3. Azure App Gateway (DR Path): Deployed in front of origins.
  - Functionality Replication: App Gateway replicates AFD's Layer 7 capabilities, including TLS termination and WAF.
  - Public Exposure: Origins and App Gateways must be publicly accessible for this DR path.
4. Azure Traffic Manager (DR Path): A second instance in "Performance" mode, targeting the App Gateways.
  - Manual Failover: This is a "manual break glass" scenario. A script would reconfigure the primary Traffic Manager to shift traffic (e.g., 0% to AFD, 100% to the DR Traffic Manager).
  - Probes: Health probes are used for the DR path to monitor application health.

Scenario 2: CDN Functionality Required

Architecture:
1. Azure Traffic Manager (Primary): Placed in front of Azure Front Door.
  - Configuration: "Always Serve" mode, weighted traffic (90% to AFD, 10% to alternate CDN), TTL of 300 seconds.
2. Azure Front Door: Primary entry point with caching enabled.
3. Alternate CDN: A second CDN solution from a different provider.
  - Purpose: To provide a fallback for caching capabilities.
  - Cache Population: The 10% traffic to the alternate CDN helps pre-populate its cache, preventing a "rush" on origins during a failover.
4. Manual Failover: Similar to Scenario 1, a script would reconfigure the primary Traffic Manager to shift 100% of traffic to the alternate CDN.

Addressing Azure Traffic Manager as a Potential Single Point of Failure

While Azure Traffic Manager has a 100% SLA, for extreme mission-critical scenarios, further redundancy can be implemented:

DNS Caching: Clients already using a DNS record can continue to use it for its TTL duration (e.g., 5 minutes) even if the DNS service experiences a blip.
Client-Side Caching: Application logic can cache resolved IP addresses and fall back to the cached value if DNS resolution fails.
Secondary DNS Provider: Using a second DNS provider in an active-active configuration provides an alternative for DNS resolution if Azure Traffic Manager is unavailable.
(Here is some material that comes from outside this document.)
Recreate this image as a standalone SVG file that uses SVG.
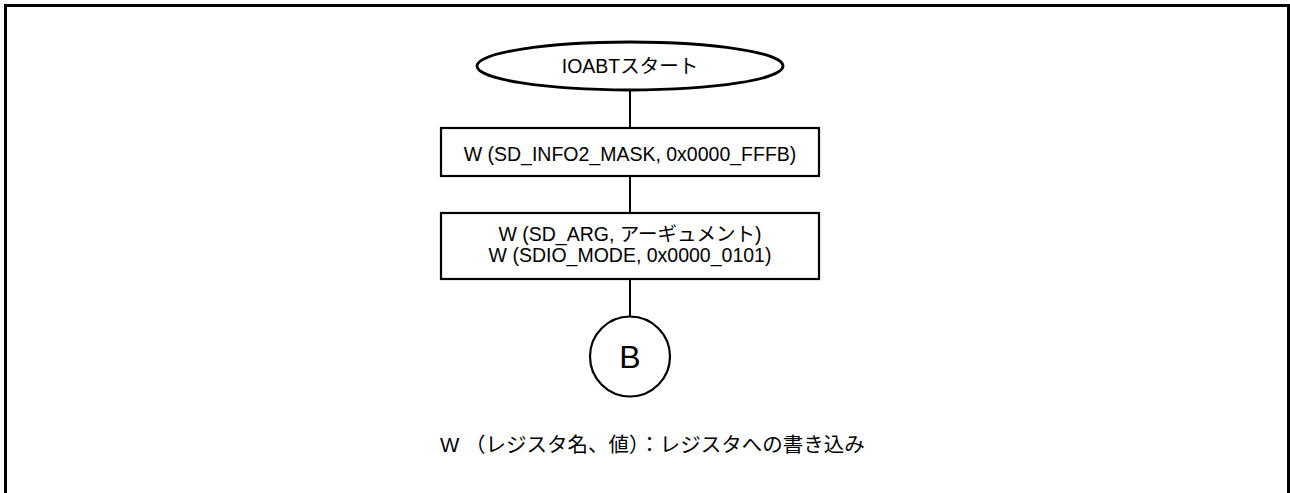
<svg xmlns="http://www.w3.org/2000/svg" width="1290" height="493" viewBox="0 0 1290 493">
<style>
.s{fill:#fff;stroke:#000;stroke-width:2.2}
.t{font-family:"Liberation Sans","Noto Sans CJK JP",sans-serif;font-size:19.5px;fill:#000;text-anchor:middle}
.c{stroke:#000;stroke-width:2;fill:none}
</style>
<rect width="1290" height="493" fill="#fff"/>
<path d="M5.5 493 V5.5 H1288.5 V493" fill="none" stroke="#000" stroke-width="3"/>
<g id="connectors">
<line class="c" x1="630" y1="90" x2="630" y2="128"/>
<line class="c" x1="630" y1="176" x2="630" y2="213"/>
<line class="c" x1="630" y1="279" x2="630" y2="316"/>
</g>
<g id="start">
<ellipse class="s" cx="630" cy="66" rx="153" ry="24" style="stroke-width:2.8"/>
<text class="t" x="630" y="73">IOABTスタート</text>
</g>
<g id="mask">
<rect class="s" x="441" y="128" width="378" height="48"/>
<text class="t" x="630" y="160.5">W (SD_INFO2_MASK, 0x0000_FFFB)</text>
</g>
<g id="arg">
<rect class="s" x="441" y="213" width="378" height="66"/>
<text class="t" x="630" y="241">W (SD_ARG, アーギュメント)</text>
<text class="t" x="630" y="262">W (SDIO_MODE, 0x0000_0101)</text>
</g>
<g id="B">
<circle class="s" cx="630" cy="356.5" r="40"/>
<text class="t" x="630" y="368" style="font-size:32px">B</text>
</g>
<g id="note">
<text class="t" x="440" y="452" style="text-anchor:start;font-size:20.5px">W （レジスタ名、値）：レジスタへの書き込み</text>
</g>
</svg>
Conclusion and Key Takeaways

Azure Front Door offers robust native resiliency through its distributed PoP architecture, fallback layers, and traffic management capabilities. Recent improvements, including the removal of asynchronous processing and faster rollback times, have significantly enhanced its resilience against configuration-related issues.

For mission-critical services that demand absolute availability, architects can implement additional layers of redundancy by:

Using Azure Traffic Manager as a primary global load balancer with AFD as the preferred path.
Establishing a disaster recovery path, which may involve Azure App Gateway to replicate AFD's Layer 7 functionality (if CDN is not required) or a secondary CDN provider (if caching is required).
Implementing manual failover mechanisms and considering advanced DNS resiliency strategies.

The core principle for mission-critical design is to assume any component can fail and build in alternative paths and redundancy accordingly.